I arrived in Panama at dusk with just enough time to go through customs, locate the driver, and arrive at the Canopy Tower in time for the introductory dinner to the WINGS tour. The other 9 guests, hailing from throughout the U.S. and U.K., had beat me to this famous birding destination and were clearly excited at what they had already seen in just a few daylight hours. My catch-up birding had to wait until dawn. The plan was to meet on the observation deck at sunrise for a pre-breakfast session.
It was a little like a childhood Christmas Eve–I couldn’t sleep. So about 5:30AM I lugged my camera and telephoto lens, binos, and scope up several flights, through the dining area, and up the ship-style stairs and hatch, onto the observation deck. It was still dark but I could barely make-out the canopy below. I was alone, but someone had stationed several pots of hot coffee there. This was going to be a great week.

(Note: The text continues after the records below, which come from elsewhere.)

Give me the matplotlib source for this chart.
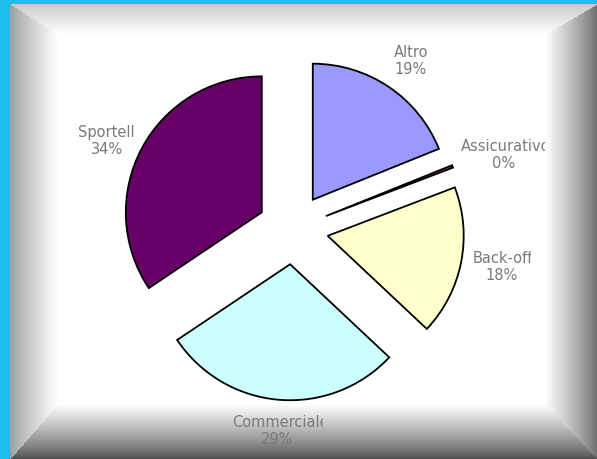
import numpy as np
import matplotlib
matplotlib.use("Agg")
import matplotlib.pyplot as plt
from matplotlib.transforms import Bbox, TransformedBbox

# ---- data ----
categories = ["Altro", "Assicurativo", "Back-office", "Commerciale", "Sportello"]
values = [18.9, 0.3, 17.8, 28.6, 34.4]
colors = ["#9999FF", "#993366", "#FFFFCC", "#CCFFFF", "#660066"]

W, H = 597, 459
fig = plt.figure(figsize=(W / 100, H / 100), dpi=100)
ax = fig.add_axes([0, 0, 1, 1])

# ---- background: blue with bevelled white frame ----
yy, xx = np.mgrid[0:H, 0:W].astype(float)
img = np.zeros((H, W, 3))
blue = np.array([0x1C, 0xBD, 0xEB]) / 255.0
img[:] = blue
fx0, fy0, fx1, fy1 = 10, 4, W, H
inside = (xx >= fx0) & (yy >= fy0)
dl = (xx - fx0) / 48.0
dt = (yy - fy0) / 30.0
dr = (fx1 - xx) / 52.0
db = (fy1 - yy) / 55.0
d = np.stack([dl, dt, dr, db])
side = np.argmin(d, axis=0)
tmin = np.min(d, axis=0)
outer = np.array([[0.62, 0.62, 0.62],
                  [0.78, 0.78, 0.78],
                  [0.42, 0.42, 0.42],
                  [0.30, 0.30, 0.30]])
t = np.clip(tmin, 0, 1) ** 0.85
oc = outer[side]
face = oc * (1 - t[..., None]) + np.ones(3) * t[..., None]
img[inside] = face[inside]
ax.imshow(img, extent=(0, W, 0, H), origin="upper", zorder=0, interpolation="bilinear")

# ---- pie ----
cx, cy, r = 293, H - 229, 136
expl = 0.26
wedges, _ = ax.pie(values, colors=colors, startangle=90, counterclock=False,
                   center=(cx, cy), radius=r, explode=[expl * r] * len(values),
                   wedgeprops=dict(edgecolor="black", linewidth=1.3),
                   frame=True)
for w in wedges:
    w.set_zorder(2)

# ---- labels ----
label_dist = 1.25
nudges = [(3, -2), (19, -1), (7.5, 2), (1, 3), (-5, -9)]
box_w = [None, 84, 58, 91, 57]
txt_color = "#7a7a7a"
fs = 10.5
for w, name, v, (nx, ny), bw in zip(wedges, categories, values, nudges, box_w):
    ang = np.deg2rad((w.theta1 + w.theta2) / 2)
    dist = (expl + label_dist) * r
    lx = cx + dist * np.cos(ang) + nx
    ly = cy + dist * np.sin(ang) + ny
    pct = f"{v:.0f}%"
    ax.text(lx, ly - 8.5, pct, ha="center", va="center", fontsize=fs,
            color=txt_color, zorder=3)
    if bw is None:
        ax.text(lx, ly + 8.5, name, ha="center", va="center", fontsize=fs,
                color=txt_color, zorder=3)
    else:
        t_ = ax.text(lx - bw / 2, ly + 8.5, name, ha="left", va="center",
                     fontsize=fs, color=txt_color, zorder=3, clip_on=True)
        bb = Bbox.from_extents(lx - bw / 2 - 1, ly - 4, lx + bw / 2, ly + 22)
        t_.set_clip_box(TransformedBbox(bb, ax.transData))
        t_.set_clip_path(None)

ax.set_xlim(0, W)
ax.set_ylim(0, H)
ax.set_aspect("auto")
ax.axis("off")
fig.savefig("out.png", dpi=100)
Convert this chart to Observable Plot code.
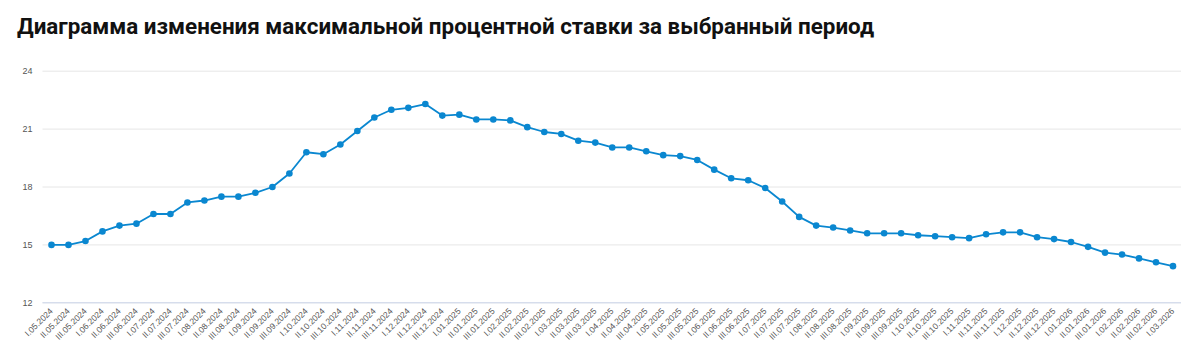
<!DOCTYPE html>
<html><head><meta charset="utf-8">
<script src="https://cdn.jsdelivr.net/npm/d3@7"></script>
<script src="https://cdn.jsdelivr.net/npm/@observablehq/plot@0.6"></script>
<style>
body{margin:0;background:#fff;}
#title{height:50px;box-sizing:border-box;padding:13px 0 0 17px;font:700 22.4px Roboto,sans-serif;color:#111;white-space:nowrap;}
</style></head><body>
<div id="title">Диаграмма изменения максимальной процентной ставки за выбранный период</div>
<div id="chart"></div>
<script>
const periods = [
 "I.05.2024","II.05.2024","III.05.2024","I.06.2024","II.06.2024","III.06.2024",
 "I.07.2024","II.07.2024","III.07.2024","I.08.2024","II.08.2024","III.08.2024",
 "I.09.2024","II.09.2024","III.09.2024","I.10.2024","II.10.2024","III.10.2024",
 "I.11.2024","II.11.2024","III.11.2024","I.12.2024","II.12.2024","III.12.2024",
 "I.01.2025","II.01.2025","III.01.2025","I.02.2025","II.02.2025","III.02.2025",
 "I.03.2025","II.03.2025","III.03.2025","I.04.2025","II.04.2025","III.04.2025",
 "I.05.2025","II.05.2025","III.05.2025","I.06.2025","II.06.2025","III.06.2025",
 "I.07.2025","II.07.2025","III.07.2025","I.08.2025","II.08.2025","III.08.2025",
 "I.09.2025","II.09.2025","III.09.2025","I.10.2025","II.10.2025","III.10.2025",
 "I.11.2025","II.11.2025","III.11.2025","I.12.2025","II.12.2025","III.12.2025",
 "I.01.2026","II.01.2026","III.01.2026","I.02.2026","II.02.2026","III.02.2026",
 "I.03.2026"
];
const rates = [
 15.0,15.0,15.2,15.7,16.0,16.1,
 16.6,16.6,17.2,17.3,17.5,17.5,
 17.7,18.0,18.7,19.8,19.7,20.2,
 20.9,21.6,22.0,22.1,22.3,21.7,
 21.75,21.5,21.5,21.45,21.1,20.85,
 20.75,20.4,20.3,20.05,20.05,19.85,
 19.65,19.6,19.4,18.9,18.45,18.35,
 17.95,17.25,16.45,16.0,15.9,15.75,
 15.6,15.6,15.6,15.5,15.45,15.4,
 15.35,15.55,15.65,15.65,15.4,15.3,
 15.15,14.9,14.6,14.5,14.3,14.1,
 13.9
];
const yTicks = [12,15,18,21,24];
const lineColor = "#0a87d0";

const data = periods.map((p,i)=>({period:p, rate:rates[i]}));

const chart = Plot.plot({
  width:1200, height:304,
  marginLeft:42.5, marginRight:19, marginTop:20.7, marginBottom:51.7,
  style:{fontFamily:"'Liberation Sans', Arial, sans-serif", background:"#fff", overflow:"visible"},
  x:{type:"point", domain:periods, padding:0.5},
  y:{domain:[12,24]},
  marks:[
    Plot.gridY(yTicks, {stroke:"#e6e6e6", strokeOpacity:1}),
    Plot.ruleY([12], {stroke:"#ccd6eb", strokeWidth:1}),
    Plot.axisY(yTicks, {tickSize:0, tickPadding:10.5, fontSize:9, fill:"#555", label:null}),
    Plot.axisX({tickSize:0, tickRotate:-45, tickPadding:7, fontSize:8.5, fill:"#555", label:null}),
    Plot.line(data, {x:"period", y:"rate", stroke:lineColor, strokeWidth:1.8}),
    Plot.dot(data, {x:"period", y:"rate", fill:lineColor, r:3.3})
  ]
});
document.getElementById("chart").append(chart);
</script>
</body></html>
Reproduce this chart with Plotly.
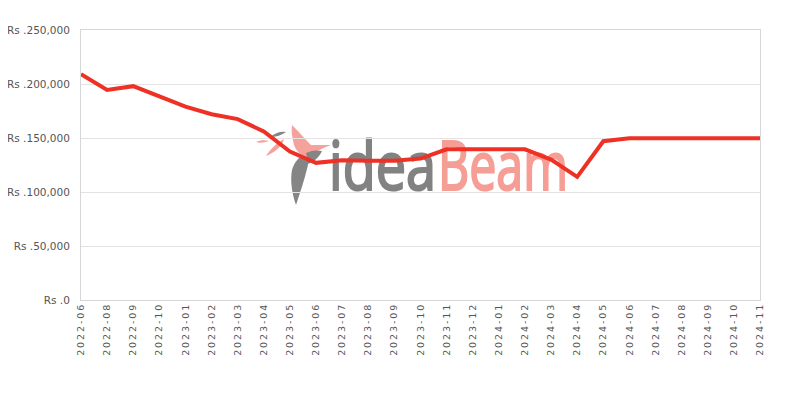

Sunrise brought out the other guests, the guides, and of course the birds. They came fast and furious, the birds that is; almost too much of a good thing. It was difficult to keep up with all the sightings called out by fellow birders and guides alike. The laser pointer was a great help in locating the often sleuthy birds hiding in the thick canopy. I saw our familiar migrating warblers, now in their winter home, but the real treats were the colorful tropical residents I had never seen or photographed.
The tower is a reclaimed former U.S. Air Force radar site built in 1965 and abandoned when the Canal Zone was transferred to Panama. Luckily Raul Arias de Para had a vision for this “giant beer can” and acquired it in 1996, transforming it into a mecca for birders and ecotourism. The lower floors are for lodging, each room with a window opening to the rain forest. The upper floor houses a large dining room, lounge, and library. The tower sits on top of a tall hill within the Soberania National Park, about 2 miles from the canal.
Ants figure prominently in the taxonomy of Panamanian birds. There are Antbirds, Antpittas, Antshrikes, Ant-Tanagers, Antthrushes, Antvireos, and Antwrens. What’s their schtick? Even the tropical novice trudging through the rainforest can’t help but notice the numerous ant highways traversing the trails. At first you see a long line of upright leaves, seemingly moving by magic. Closer inspection shows the leaves are carried by Leafcutter Ants, heading to who knows where.
The birds don’t eat the crusty ants themselves, but have learned to follow the ant swarms, ambushing the other hapless creatures that are fleeing the marauding Army Ants. We birders in turn seek the birds, that seek the insects, that escape the ants. Some claim that you can hear an approaching ant swarm as their million of feet rustle the leaves on the jungle floor. In short, when encountering an ant swarm, get ready. The birds can’t be far behind.
I was in Panama this November, near the end of the rainy season. Rain, sweat, dew, puddles, mud, humidity, and any other form of moisture you can imagine were part of the experience. No AC, nothing stays dry, just get use to being hot and damp in order to enjoy birding in the rainforest. I even had difficulty keeping my eyeglasses and lenses from fogging, often when that special “rare bird” was making an infrequent appearance. You can’t win them all.
What is it about the tropics that fosters so much spectacular color in its resident birds? Oh, we have our Cardinal and Jays, but most of our residents pale against the tropical gems. The Blue Cotinga, various Manakins, Trogons, Motmots, and Honeycreepers startle one when first seen. Then there are the iridescent Hummingbirds–we saw 10 species of these beauties during the week.
Birding in the thick jungle, and bird photography in particular are difficult. Good guides are invaluable, and we had two of the best. Gavin Bieber, from Tucson Arizona, has been guiding in Panama several times a year for 10 years. His patience and expertise were readily apparent, and several in our group had birded with him before. I particularly appreciated his knowledge and discussion of avian taxonomy, explaining in the field how a particular birds fits into the greater classification scheme. His birding banter, both serious and in jest, made these day-long jaunts wonderful.
Our local guide was Danilo Rodriquez Jr., a member of the Canopy Tower staff. How does such a young person become such an expert birder? His whistles and tweets could seemingly mimic and call-in any species. I still can’t figure out how he spotted that Black-and-White Owl high in the tree, or that Great Potoo hugging the trunk. Between Gavin and Danilo I felt we were birding among the giants of their profession.
The Tower was our base of operation for the week, but the guides also took us to famous near-by hotspots including the Pipeline Road, Ammo Dump Pond, Gamboa, Colon, and the amazing Hummingbird House of Jerry and Linda Harrison. I’ll have to leave a description of those to another day and post.
I know, it’s not about the numbers, but they are impressive. Panama, a small country at the narrow intersection of two continents, has recorded sightings of 978 bird species, many more than the entire U.S. Many of our northern birds reach the southern limit of their ranges at the isthmus, and likewise, many of the South American birds reach their northern limits in the same area. This creates an inviting avian menagerie in Panama. My total count for the trip was 211 species, (I would have seen a few more except for foggy glasses) and my life list jumped by 148, but who’s counting.